The truth is, of course, not quite as impressive. Yes, Marvel’s able to tell a 22-movie story that, viewed on a macro-scale, loops back to its early days and ties up all its loose ends (most specifically with Captain America, who had the same writers throughout), but the cracks and hiccups are there. Each Phase 1 movie retconned what came before to the point only one post-credits scene makes sense (Iron Man 2‘s Mjolnir in Mexico tease), Phase 2 saw repeated conflicted creative visions, and Phase 3’s plan announcement so blatantly showed development changes Kevin Feige came to regret it. None of this is inherently bad – it mostly comes from prioritizing the movie at hand, and there’s been adjustments such as the disbanding of Marvel’s Creative Committee that have invariably improved things – but it all subtly highlights the precarious nature of the endeavor, that this is the product of an ever-changing industry.

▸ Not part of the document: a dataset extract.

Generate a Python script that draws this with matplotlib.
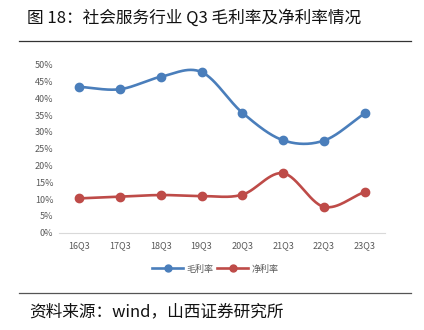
import matplotlib.pyplot as plt
import numpy as np

plt.rcParams['font.family'] = ['Noto Sans CJK SC', 'DejaVu Sans']

quarters = ["16Q3", "17Q3", "18Q3", "19Q3", "20Q3", "21Q3", "22Q3", "23Q3"]
gross_margin = [43.4, 42.7, 46.4, 47.8, 35.7, 27.5, 27.4, 35.5]  # 毛利率 %
net_margin = [10.2, 10.7, 11.2, 10.9, 11.3, 17.7, 7.7, 12.1]  # 净利率 %

BLUE = "#4a7ebb"
RED = "#be4b48"
GREY = "#595959"


def smooth(xs, ys, n=30):
    # Catmull-Rom curve through the points, like Excel's smoothed lines
    xs = np.asarray(xs, float)
    ys = np.asarray(ys, float)
    px = np.concatenate([[2 * xs[0] - xs[1]], xs, [2 * xs[-1] - xs[-2]]])
    py = np.concatenate([[2 * ys[0] - ys[1]], ys, [2 * ys[-1] - ys[-2]]])
    out_x, out_y = [], []
    t = np.linspace(0, 1, n, endpoint=False)
    for i in range(1, len(px) - 2):
        for p, out in ((px, out_x), (py, out_y)):
            p0, p1, p2, p3 = p[i - 1], p[i], p[i + 1], p[i + 2]
            out.extend(0.5 * ((2 * p1) + (-p0 + p2) * t
                              + (2 * p0 - 5 * p1 + 4 * p2 - p3) * t ** 2
                              + (-p0 + 3 * p1 - 3 * p2 + p3) * t ** 3))
    out_x.append(xs[-1])
    out_y.append(ys[-1])
    return np.array(out_x), np.array(out_y)


fig = plt.figure(figsize=(4.24, 3.30), dpi=100)
ax = fig.add_axes([0.139, 0.295, 0.769, 0.509])

x = np.arange(len(quarters))
for vals, color, name in ((gross_margin, BLUE, "毛利率"), (net_margin, RED, "净利率")):
    sx, sy = smooth(x, vals)
    ax.plot(sx, sy, color=color, lw=1.9, solid_capstyle="round")
    ax.plot(x, vals, "o", color=color, ms=6, mec=color)
    ax.plot([], [], color=color, lw=1.9, marker="o", ms=5, label=name)

ax.set_xlim(-0.5, len(quarters) - 0.5)
ax.set_ylim(0, 50)
ax.set_yticks(np.arange(0, 51, 5))
ax.set_yticklabels([f"{v}%" for v in range(0, 51, 5)])
ax.set_xticks(x)
ax.set_xticklabels(quarters)
ax.tick_params(length=0, labelsize=6.5, colors=GREY, pad=4)
ax.tick_params(axis="x", pad=6)
for s in ("top", "right", "left"):
    ax.spines[s].set_visible(False)
ax.spines["bottom"].set_color("#d9d9d9")
ax.spines["bottom"].set_linewidth(0.8)

fig.legend(loc="center", bbox_to_anchor=(0.507, 0.185), ncol=2, frameon=False,
           fontsize=6.5, labelcolor=GREY, handlelength=3.5, handletextpad=0.3,
           columnspacing=0.4)

fig.text(0.064, 0.945, "图 18：社会服务行业 Q3 毛利率及净利率情况", fontsize=12,
         va="center", ha="left", color="#111111")
fig.add_artist(plt.Line2D([0.045, 0.97], [0.876, 0.876], color="#333333", lw=0.9))
fig.add_artist(plt.Line2D([0.045, 0.97], [0.112, 0.112], color="#555555", lw=0.9))
fig.text(0.07, 0.055, "资料来源：wind，山西证券研究所", fontsize=12,
         va="center", ha="left", color="#111111")

fig.savefig("out.png", dpi=100)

In that light, Marvel losing Spider-Man provides the biggest crack in the MCU’s facade yet. It shows the character rights issues that they still struggle with (Marvel also doesn’t own solo distribution to Hulk and Namor, and only recently acquired X-Men and Fantastic Four) still exist, and that Sony – no matter how foolhardy – feel they don’t need Disney’s help to grow their biggest franchise. More clearly than with renaming Infinity War – Part 2 or Edgar Wright leaving Ant-Man, the fallibility of Marvel is clear.

It is, at this point, entirely possible that the reported collapse of the Spider-Man deal is merely part of Disney and/or Sony’s negotiations, with one party (likely the former) trying to use the audience reaction to the most extreme outcome to strengthen their side. It wouldn’t be the first time that internal discussions have gone public only for the situation to reverse (indeed, the Spider-Man deal only really began after the Sony email leak made early correspondence public), and most initial alarmist reports were followed up by “in talks” updates. But even in that case and it all results in Spider-Man remaining in the MCU, the fact it’s gone this far still shows that Peter Parker isn’t truly “home.